TASK REQUIREMENTS
Skip the pictures. Transcribe the rest of the data below without changing a word.

GIVEN INFORMATION
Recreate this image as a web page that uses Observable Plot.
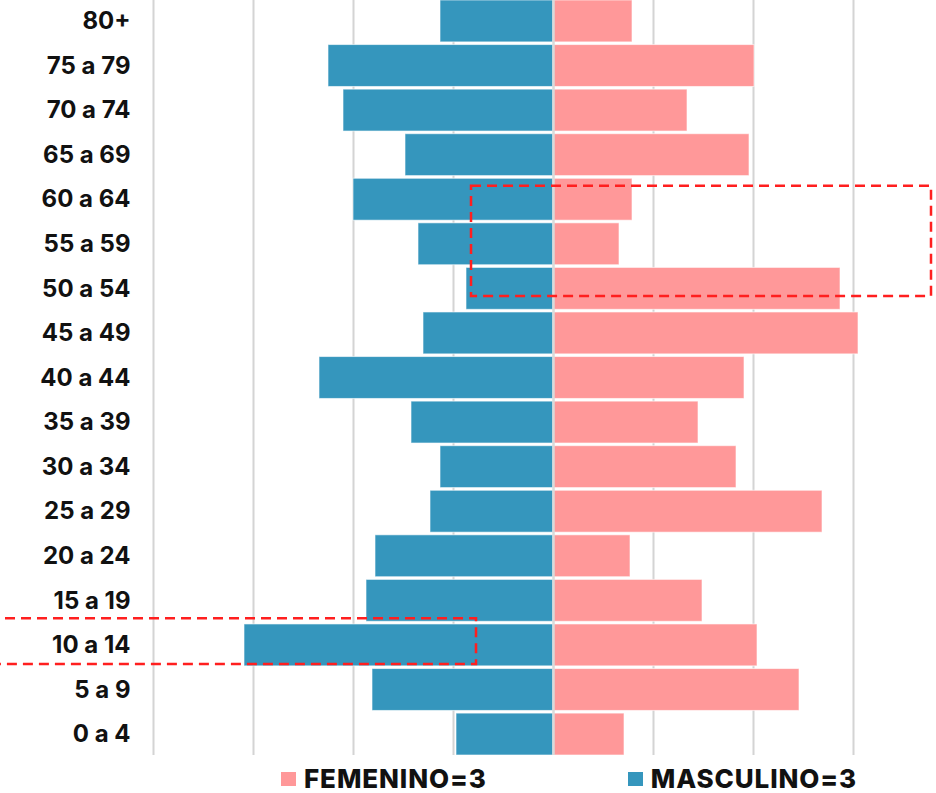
<!DOCTYPE html>
<html>
<head>
<meta charset="utf-8">
<script src="https://cdn.jsdelivr.net/npm/d3@7"></script>
<script src="https://cdn.jsdelivr.net/npm/@observablehq/plot@0.6"></script>
<style>
  html, body { margin: 0; padding: 0; background: #fff; }
  body { width: 936px; height: 793px; overflow: hidden; font-family: Inter, "DejaVu Sans", sans-serif; }
  #chart svg { display: block; }
  #legend { display: flex; align-items: center; margin-left: 281px; gap: 141px; padding-top: 10px; }
  .item { display: flex; align-items: center; font-size: 26px; font-weight: 800; color: #111; line-height: 1; letter-spacing: 0.9px; }
  .sw { width: 15px; height: 14px; margin-right: 8px; display: inline-block; }
</style>
</head>
<body>
<div id="chart"></div>
<div id="legend"></div>
<script>
// ---- data ----
const ageGroups = ["80+", "75 a 79", "70 a 74", "65 a 69", "60 a 64", "55 a 59", "50 a 54", "45 a 49",
  "40 a 44", "35 a 39", "30 a 34", "25 a 29", "20 a 24", "15 a 19", "10 a 14", "5 a 9", "0 a 4"];
const masculino = [1.13, 2.25, 2.10, 1.48, 2.00, 1.35, 0.87, 1.30, 2.34, 1.42, 1.13, 1.23, 1.78, 1.87, 3.09, 1.81, 0.97];
const femenino  = [0.79, 2.01, 1.34, 1.96, 0.79, 0.66, 2.87, 3.05, 1.91, 1.45, 1.83, 2.69, 0.77, 1.49, 2.04, 2.46, 0.71];
const gridTicks = [-4, -3, -2, -1, 1, 2, 3];
const seriesNames = ["FEMENINO", "MASCULINO"];
const legendLabels = ["FEMENINO=3", "MASCULINO=3"];
// highlight boxes (annotation), in data terms: age band + fraction of a row, x in value units
const highlightBoxes = [
  {fromAge: "60 a 64", fromOffset: 0.17, toAge: "50 a 54", toOffset: 0.64, x1: -0.82, x2: 3.78},
  {fromAge: "10 a 14", fromOffset: -0.13, toAge: "10 a 14", toOffset: 0.90, x1: -5.8, x2: -0.77}
];

const colors = {FEMENINO: "#ff9899", MASCULINO: "#3596bd"};

const rows = ageGroups.flatMap((g, i) => [
  {age: g, sexo: "MASCULINO", v: -masculino[i]},
  {age: g, sexo: "FEMENINO", v: femenino[i]}
]);

const plot = Plot.plot({
  width: 936,
  height: 756,
  marginTop: 0,
  marginBottom: 1,
  marginLeft: 140,
  marginRight: 0,
  x: {domain: [-4.13, 3.83], axis: null},
  y: {domain: ageGroups, paddingInner: 0.06, paddingOuter: 0, round: false, label: null},
  color: {domain: seriesNames, range: seriesNames.map(s => colors[s])},
  style: {fontFamily: "Inter, 'DejaVu Sans', sans-serif", background: "white", overflow: "visible"},
  marks: [
    Plot.ruleX(gridTicks, {stroke: "#d4d4d4", strokeWidth: 2, strokeOpacity: 1}),
    Plot.barX(rows, {x: "v", y: "age", fill: "sexo", stroke: "#ffffff", strokeOpacity: 0.6, strokeWidth: 1}),
    Plot.ruleX([0], {stroke: "#dadada", strokeWidth: 2.5, strokeOpacity: 1}),
    Plot.axisY({tickSize: 0, tickPadding: 10, fontSize: 24, fontWeight: 700, fill: "#111", label: null})
  ]
});
document.getElementById("chart").appendChild(plot);

// dashed highlight boxes drawn through the plot's own scales
const sx = plot.scale("x"), sy = plot.scale("y");
const step = sy.step ?? sy.bandwidth / (1 - 0.06);
const svg = d3.select(plot);
highlightBoxes.forEach(b => {
  const yTop = sy.apply(b.fromAge) + b.fromOffset * step;
  const yBot = sy.apply(b.toAge) + b.toOffset * step;
  const xL = sx.apply(b.x1), xR = sx.apply(b.x2);
  svg.append("rect")
    .attr("x", xL).attr("y", yTop)
    .attr("width", xR - xL).attr("height", yBot - yTop)
    .attr("fill", "none")
    .attr("stroke", "#ff1f1f")
    .attr("stroke-width", 2.5)
    .attr("stroke-dasharray", "10,6");
});

// legend
const legend = d3.select("#legend");
seriesNames.forEach((s, i) => {
  const it = legend.append("div").attr("class", "item");
  it.append("span").attr("class", "sw").style("background", colors[s]);
  it.append("span").text(legendLabels[i]);
});
</script>
</body>
</html>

PROBLEM SOLUTION
Recreate this image as a web page that uses Observable Plot.
<!DOCTYPE html>
<html>
<head>
<meta charset="utf-8">
<script src="https://cdn.jsdelivr.net/npm/d3@7"></script>
<script src="https://cdn.jsdelivr.net/npm/@observablehq/plot@0.6"></script>
<style>
  html, body { margin: 0; padding: 0; background: #fff; }
  body { width: 936px; height: 793px; overflow: hidden; font-family: Inter, "DejaVu Sans", sans-serif; }
  #chart svg { display: block; }
  #legend { display: flex; align-items: center; margin-left: 281px; gap: 141px; padding-top: 10px; }
  .item { display: flex; align-items: center; font-size: 26px; font-weight: 800; color: #111; line-height: 1; letter-spacing: 0.9px; }
  .sw { width: 15px; height: 14px; margin-right: 8px; display: inline-block; }
</style>
</head>
<body>
<div id="chart"></div>
<div id="legend"></div>
<script>
// ---- data ----
const ageGroups = ["80+", "75 a 79", "70 a 74", "65 a 69", "60 a 64", "55 a 59", "50 a 54", "45 a 49",
  "40 a 44", "35 a 39", "30 a 34", "25 a 29", "20 a 24", "15 a 19", "10 a 14", "5 a 9", "0 a 4"];
const masculino = [1.13, 2.25, 2.10, 1.48, 2.00, 1.35, 0.87, 1.30, 2.34, 1.42, 1.13, 1.23, 1.78, 1.87, 3.09, 1.81, 0.97];
const femenino  = [0.79, 2.01, 1.34, 1.96, 0.79, 0.66, 2.87, 3.05, 1.91, 1.45, 1.83, 2.69, 0.77, 1.49, 2.04, 2.46, 0.71];
const gridTicks = [-4, -3, -2, -1, 1, 2, 3];
const seriesNames = ["FEMENINO", "MASCULINO"];
const legendLabels = ["FEMENINO=3", "MASCULINO=3"];
// highlight boxes (annotation), in data terms: age band + fraction of a row, x in value units
const highlightBoxes = [
  {fromAge: "60 a 64", fromOffset: 0.17, toAge: "50 a 54", toOffset: 0.64, x1: -0.82, x2: 3.78},
  {fromAge: "10 a 14", fromOffset: -0.13, toAge: "10 a 14", toOffset: 0.90, x1: -5.8, x2: -0.77}
];

const colors = {FEMENINO: "#ff9899", MASCULINO: "#3596bd"};

const rows = ageGroups.flatMap((g, i) => [
  {age: g, sexo: "MASCULINO", v: -masculino[i]},
  {age: g, sexo: "FEMENINO", v: femenino[i]}
]);

const plot = Plot.plot({
  width: 936,
  height: 756,
  marginTop: 0,
  marginBottom: 1,
  marginLeft: 140,
  marginRight: 0,
  x: {domain: [-4.13, 3.83], axis: null},
  y: {domain: ageGroups, paddingInner: 0.06, paddingOuter: 0, round: false, label: null},
  color: {domain: seriesNames, range: seriesNames.map(s => colors[s])},
  style: {fontFamily: "Inter, 'DejaVu Sans', sans-serif", background: "white", overflow: "visible"},
  marks: [
    Plot.ruleX(gridTicks, {stroke: "#d4d4d4", strokeWidth: 2, strokeOpacity: 1}),
    Plot.barX(rows, {x: "v", y: "age", fill: "sexo", stroke: "#ffffff", strokeOpacity: 0.6, strokeWidth: 1}),
    Plot.ruleX([0], {stroke: "#dadada", strokeWidth: 2.5, strokeOpacity: 1}),
    Plot.axisY({tickSize: 0, tickPadding: 10, fontSize: 24, fontWeight: 700, fill: "#111", label: null})
  ]
});
document.getElementById("chart").appendChild(plot);

// dashed highlight boxes drawn through the plot's own scales
const sx = plot.scale("x"), sy = plot.scale("y");
const step = sy.step ?? sy.bandwidth / (1 - 0.06);
const svg = d3.select(plot);
highlightBoxes.forEach(b => {
  const yTop = sy.apply(b.fromAge) + b.fromOffset * step;
  const yBot = sy.apply(b.toAge) + b.toOffset * step;
  const xL = sx.apply(b.x1), xR = sx.apply(b.x2);
  svg.append("rect")
    .attr("x", xL).attr("y", yTop)
    .attr("width", xR - xL).attr("height", yBot - yTop)
    .attr("fill", "none")
    .attr("stroke", "#ff1f1f")
    .attr("stroke-width", 2.5)
    .attr("stroke-dasharray", "10,6");
});

// legend
const legend = d3.select("#legend");
seriesNames.forEach((s, i) => {
  const it = legend.append("div").attr("class", "item");
  it.append("span").attr("class", "sw").style("background", colors[s]);
  it.append("span").text(legendLabels[i]);
});
</script>
</body>
</html>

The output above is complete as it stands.